Many performance testers/engineers underestimate the importance analyzing the historical end user access patterns while developing the workload model for performance testing / application capacity planning. On the majority of my audits doing RCA on production performance issues, the culprit will be the wrong workload. The performance test strategy talks about various types of tests that will be planned, infrastructure components that will be monitored, type of analysis that be performed, etc., but when it comes to workload, it is always expected to be provided by customer or business analysts. Definitely, our customers / business analysts knows who are end users and frequently used business flows, but its sole responsibility of performance tester/engineer to understand (and sometimes educate customers) the additional detailed analysis required in order to increase the accuracy of our performance tests.
We need to remember the fact that if the workload selected for running the performance tests is not reflective of realistic end user access pattern, the entire test results will go wrong and will result in jeopardy. Remember the below points during your workload analysis:
- Analyze your end user access patterns. Try to understand your user’s behaviors.
- Identify your average and peak point workloads in your historical trends.
- Define your peak point workload both quantitatively and qualitatively.
- During peak point pattern analysis, pay attention to ignore outliers.
Now create workload model that needs to be used for your performance tests. You can have more than one workload model for your tests. I mean the workload used for your load test can be different from that of endurance test or stress test. It all depends on your end user access patterns. Remember, knowing basics of Queuing Theory (Operational laws) can help to validate the correctness of your workload model and even to an extent whether your peak hour SLA is valid.
If you are dealing with a very business critical and high availability application where it’s really worth, spend time in understanding the underlying statistical distribution pattern for your peak traffic hour workloads. Web applications accessed by independent geographical distributed users usually fall to a Poisson distribution or self-similar distribution. In simple terms, which distribution does my application workload belong to is about analyzing how much bursts and spikes does my peak hour workload have. Representing the burstiness of your traffic using a metric called Hurst and employing various techniques to quantify the Hurst value will confirm which statistical distribution your application fall into and how much your peak hour workload can vary in future.
For application capacity planning, choosing right workload peak points becomes very essential. Unless you choose a series of peak point workloads from your historical statistics and understand the quantitatively and qualitatively what the workload really comprises of, you will not succeed in accurately forecasting hardware demands for your application. Applying analytical modeling techniques to answer business demanded what-if scenarios can be made possible using carefully selected workload. Without doing this basic homework, you cannot rightly size your infrastructure for the projected business loads.
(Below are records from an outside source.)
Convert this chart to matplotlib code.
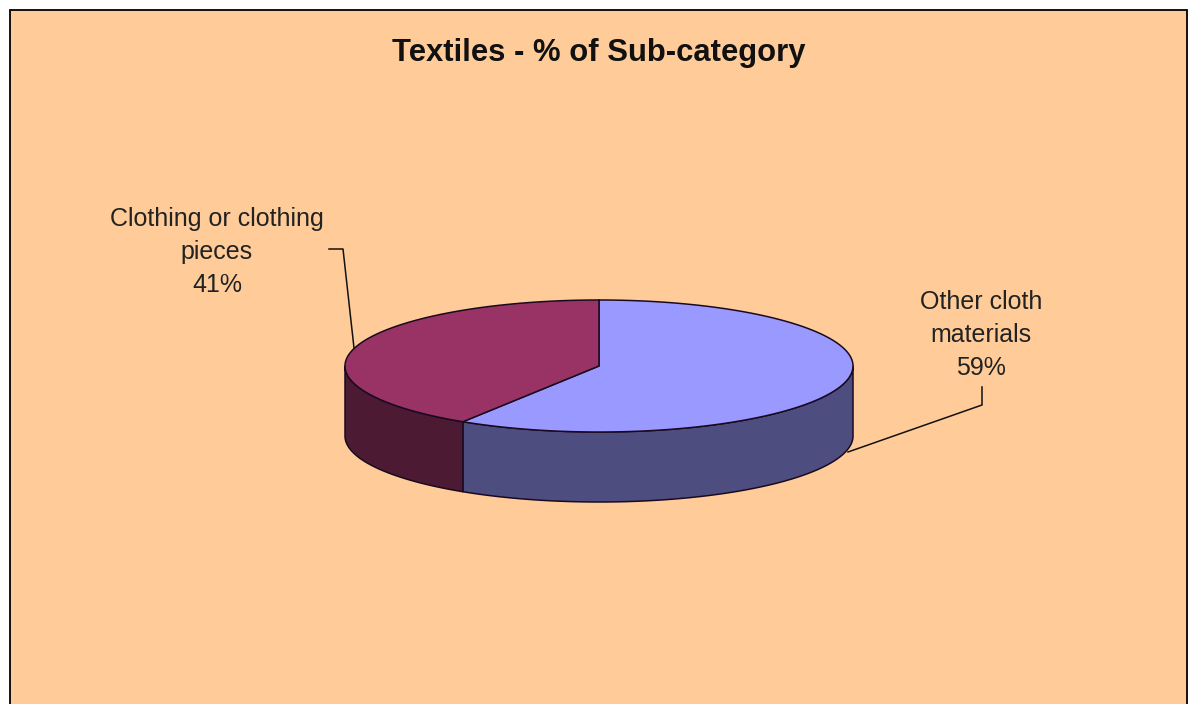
import numpy as np
import matplotlib
matplotlib.use("Agg")
import matplotlib.pyplot as plt
from matplotlib.patches import Rectangle

title = "Textiles - % of Sub-category"
categories = ["Other cloth\nmaterials", "Clothing or clothing\npieces"]
values = [59, 41]
top_colors = ["#9999FF", "#993366"]
side_colors = ["#4D4D80", "#4D1A33"]

W, H = 1190, 704
CX, CY, RX, RY, DEPTH = 599, 366, 254, 66, 70
fig = plt.figure(figsize=(W / 100, H / 100), dpi=100, facecolor="white")
ax = fig.add_axes([0, 0, 1, 1])
ax.set_xlim(0, W)
ax.set_ylim(H, 0)
ax.axis("off")
ax.add_patch(Rectangle((10, 10), 1177, 720, fc="#FFCC99", ec="black", lw=1.3, zorder=0))

fracs = np.array(values) / sum(values)
edges = np.pi / 2 - 2 * np.pi * np.concatenate([[0], np.cumsum(fracs)])

def px(a, r=1.0):
    return CX + RX * r * np.cos(a), CY - RY * r * np.sin(a)

# side walls (visible only for the lower half of the ellipse)
for i in range(len(values)):
    a0, a1 = edges[i], edges[i + 1]
    lo, hi = max(min(a0, a1), -np.pi), min(max(a0, a1), 0)
    if hi <= lo:
        continue
    t = np.linspace(lo, hi, 200)
    x, y = px(t)
    xs = np.r_[x, x[::-1]]
    ys = np.r_[y, y[::-1] + DEPTH]
    ax.fill(xs, ys, fc=side_colors[i], ec="#1a0a20", lw=1.1, zorder=2, joinstyle="round")

# top faces
for i in range(len(values)):
    t = np.linspace(edges[i], edges[i + 1], 300)
    x, y = px(t)
    ax.fill(np.r_[CX, x], np.r_[CY, y], fc=top_colors[i], ec="#1a0a20", lw=1.1, zorder=3)

font = ["Liberation Sans", "DejaVu Sans"]
ax.text(599, 53, title, ha="center", va="center", fontsize=22.3, fontweight="bold",
        family=font, color="#111111", zorder=5)

ax.text(981, 335, f"{categories[0]}\n{values[0]}%", ha="center", va="center", fontsize=18,
        family=font, color="#222222", linespacing=1.47, zorder=5)
ax.text(217, 252, f"{categories[1]}\n{values[1]}%", ha="center", va="center", fontsize=18,
        family=font, color="#222222", linespacing=1.47, zorder=5)

# leader lines
ax.plot([982, 982, 848], [387, 405, 452], color="#111111", lw=1.1, zorder=4)
ax.plot([329, 343, 354], [249, 249, 348], color="#111111", lw=1.1, zorder=4)

fig.savefig("out.png", dpi=100, facecolor="white")
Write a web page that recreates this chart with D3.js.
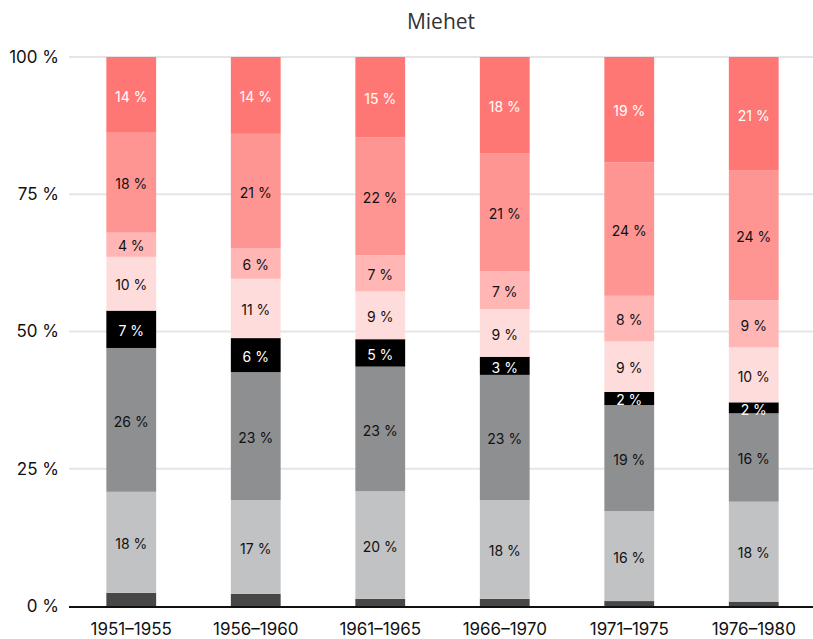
<!DOCTYPE html>
<html>
<head>
<meta charset="utf-8">
<script src="https://cdn.jsdelivr.net/npm/d3@7"></script>
<style>
  html, body { margin: 0; padding: 0; background: #fff; }
  svg { display: block; }
</style>
</head>
<body>
<svg id="chart" width="813" height="639"></svg>
<script>
const title = "Miehet";
const categories = ["1951–1955", "1956–1960", "1961–1965", "1966–1970", "1971–1975", "1976–1980"];
const seriesNames = ["s1", "s2", "s3", "s4", "s5", "s6", "s7", "s8"];
const s1 = [2.4, 2.2, 1.3, 1.3, 0.9, 0.8];
const s2 = [18.4, 17.1, 19.6, 18.0, 16.4, 18.2];
const s3 = [26.2, 23.3, 22.7, 22.8, 19.3, 16.1];
const s4 = [6.8, 6.2, 5.0, 3.3, 2.4, 2.0];
const s5 = [9.8, 10.8, 8.7, 8.7, 9.2, 10.0];
const s6 = [4.4, 5.6, 6.6, 6.9, 8.3, 8.6];
const s7 = [18.2, 20.8, 21.5, 21.4, 24.3, 23.6];
const s8 = [13.8, 14.0, 14.6, 17.6, 19.2, 20.7];
const yTicks = [0, 25, 50, 75, 100];

const seriesValues = [s1, s2, s3, s4, s5, s6, s7, s8];
const colors = ["#474747", "#c1c2c4", "#8e8f91", "#000000", "#ffdcdc", "#ffb6b5", "#ff9593", "#ff7775"];
const textColors = [null, "#111", "#111", "#fff", "#111", "#111", "#111", "#fff"];

const rows = categories.map((c, i) => {
  const r = { cat: c };
  seriesNames.forEach((s, j) => r[s] = seriesValues[j][i]);
  return r;
});

const svg = d3.select("#chart");
const margin = { left: 69, right: 0, top: 57, bottom: 33 };
const W = 813, H = 639;

const x = d3.scaleBand().domain(categories).range([margin.left, 816]).paddingInner(0.6).paddingOuter(0.3);
const y = d3.scaleLinear().domain([0, 100]).range([606, 57]);

const stack = d3.stack().keys(seriesNames)(rows);

// grid
svg.append("g").selectAll("line").data(yTicks.filter(t => t > 0)).join("line")
  .attr("x1", margin.left).attr("x2", W)
  .attr("y1", d => y(d)).attr("y2", d => y(d))
  .attr("stroke", "#e5e5e7").attr("stroke-width", 2);

// title
svg.append("text").attr("x", 441).attr("y", 29).attr("text-anchor", "middle")
  .attr("font-family", "'Open Sans', sans-serif").attr("font-size", 21).attr("fill", "#333")
  .text(title);

// bars
const g = svg.append("g");
stack.forEach((layer, j) => {
  g.append("g").selectAll("rect").data(layer).join("rect")
    .attr("x", d => x(d.data.cat))
    .attr("width", x.bandwidth())
    .attr("y", d => y(d[1]))
    .attr("height", d => y(d[0]) - y(d[1]))
    .attr("fill", colors[j]);
});

// labels
stack.forEach((layer, j) => {
  if (!textColors[j]) return;
  g.append("g").selectAll("text").data(layer).join("text")
    .attr("x", d => x(d.data.cat) + x.bandwidth() / 2)
    .attr("y", d => (y(d[0]) + y(d[1])) / 2)
    .attr("dy", "0.48em")
    .attr("text-anchor", "middle")
    .attr("font-family", "Inter, sans-serif").attr("font-size", 14)
    .attr("fill", textColors[j])
    .text(d => Math.round(d[1] - d[0]) + " %");
});

// y axis
const yAxis = d3.axisLeft(y).tickValues(yTicks).tickSize(0).tickPadding(10).tickFormat(d => d + " %");
const ya = svg.append("g").attr("transform", `translate(${margin.left},0)`).call(yAxis);
ya.select(".domain").remove();
ya.selectAll("text").attr("font-family", "Inter, sans-serif").attr("font-size", 17).attr("fill", "#111");

// x axis
const xAxis = d3.axisBottom(x).tickSize(0).tickPadding(17);
const xa = svg.append("g").attr("transform", `translate(0,606)`).call(xAxis);
xa.select(".domain").remove();
xa.selectAll("text").attr("font-family", "Inter, sans-serif").attr("font-size", 17).attr("fill", "#111");
svg.append("line").attr("x1", margin.left).attr("x2", W).attr("y1", 607).attr("y2", 607)
  .attr("stroke", "#111").attr("stroke-width", 2);
</script>
</body>
</html>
Also, most of the capacity planning techniques require actual application performance benchmarks for careful extrapolation / forecasts. Performance benchmarking becomes very important in capacity planning to understand the hardware resource requirements (represented as service demands) and other performance characteristics of your application. Using the right workload to carry out performance benchmarking is the first step towards successful application capacity planning.
Happy workload analysis and modeling!!